Last night I watched Part II of Denis Villeneuve's
Dune with my youngest son.
Dune was one of the key books of my adolescence, and I read it at least three times; he has never read it. We both thought the movie was excellent.
It is visually magnificent, the acting is good enough, and even the action sequences are ok. I have developed a strong allergy to dumb things in movie action scenes, so much that I can hardly stand to watch the average sci-fi thriller, but this movie was better and the dumb things mostly flashed by quickly. Enough of the plot was included across the two films (5 hours 21 minutes in total) for my son to follow the story and for me to reimmerse myself in it. I recommend it.
I thought the business of the Benne Gesserit and their prophecies was particularly well-handled. These witchy women have spread prophecies across the galaxy that they then use to reinforce their power, but the question of whether those prophecies are true seems to hang open; certainly characters in the book disagree about it, and when they seem to be fulfilled it is in a way no one expected.
Dune is just an awesome book for a certain sort of teenage boy. Whether it is for anyone else I couldn't say; there is some heavy gender weirdness that I imagine might bother some girls, and neither the story nor the mythos is robust enough to survive educated adult skepticism. But it completely drew in my 15-year-old self and resonated powerfully in my imagination for at least a decade. I was especially taken with the idea of a hero who is trained in both the feminine mysticism of the Bene Gesserit and the masculine ways of war and calculation, thus combining masculine and feminine powers. I think for me it ranked behind only the Lord of the Rings in captivating me and launching my reveries.
It pleases me that it has finally been put on screen in a version good enough that I can happily share it with my sons.
neither the story nor the mythos is robust enough to survive educated adult skepticism
ReplyDeleteI've bumped into a lot of Dune fans over the years, but I've never heard one admit that it's the sort of thing you need to get into when you're young - they always insist that it's great and mindblowing at any age, and try to convert people into fans themselves.
I never read the books, but hearing them described in detail - particularly the setting and plot details - always made me scratch my head.
"So it's feudalism in space... and the Emperor retains his power because he's the only one with an army of utterly loyal super soldiers... but he's worried one of his vassals is getting too powerful, so he tries to secretly sabotage that noble family... but he chooses to sabotage them by making them lords of the most important planet in the galaxy, a brutal desert world that is the sole location where the 'spice' that fuels all FTL travel can be found? What a terrible way to sabotage someone, no?
And also, apparently, the desert planet is so brutal a place to live that everyone who lives there naturally ends up conditioned to become utterly loyal super soldiers if given the proper leader to follow, somehow? But no one actually realizes that, despite it being the most important planet in the entire galaxy, the vital and irreplaceable lynchpin of the entire Empire, which can't exist without FTL travel?
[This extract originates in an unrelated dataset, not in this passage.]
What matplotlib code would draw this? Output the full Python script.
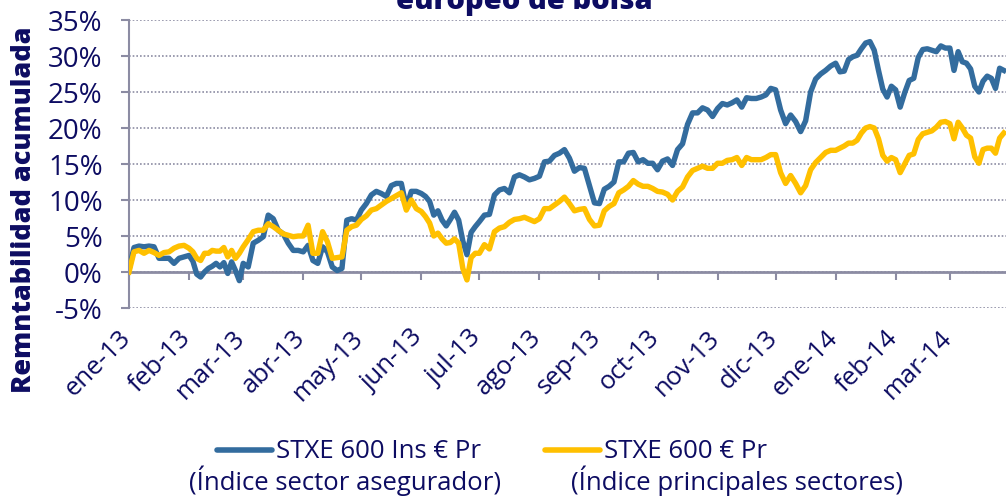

And also despite it being a brutal desert hellscape, somehow it support a secretly GIGANTIC population of these people, that is ALSO something no one actually realizes? Somehow?"
I used to think that it was a case of the Seinfeld effect - something that was genuinely new and interesting to people when it came out seems boring and stale to a person later on in a world where all the Big Ideas of the work have become commonplace tropes of media since.
But the more I kept hearing / being told about Dune's plot by the faithful over the years, the more I thought "No, it's not that - this really just doesn't make any sense." It feels like Herbert got so excited with his weird and flashy ideas about the 'spice', and the Spacing Guild, and kinetic shields, and sandworms, and conspiratorial covens of pseudo-mystic philosopher women, and drenching it all in a Lawrence-Of-Arabia-esque enthusiasm for Middle Eastern cultural qualities and aesthetics, that he didn't bother thinking through the actual plot of the story very much and mostly just focused on using it as a convenient way to loosely string together all flashy bits he actually cared about.
But every time I cautiously voiced that feeling to my friends / colleagues / etc who were fervently trying to make a convert out of me, they all insisted "It all makes sense if you just read the books" - to which I replied, "If that's the case, why can't you explain it to me, having read the books yourself?", and I never got a satisfactory answer.
So it's quite refreshingly to finally have someone who likes the books suggest that... just maybe... they don't actually hold up fully when viewed skeptically by someone who didn't read them growing up.
Sorry - I meant the "Seinfeld is Unfunny effect"; the mere "Seinfeld effect" is a related, but different, beast.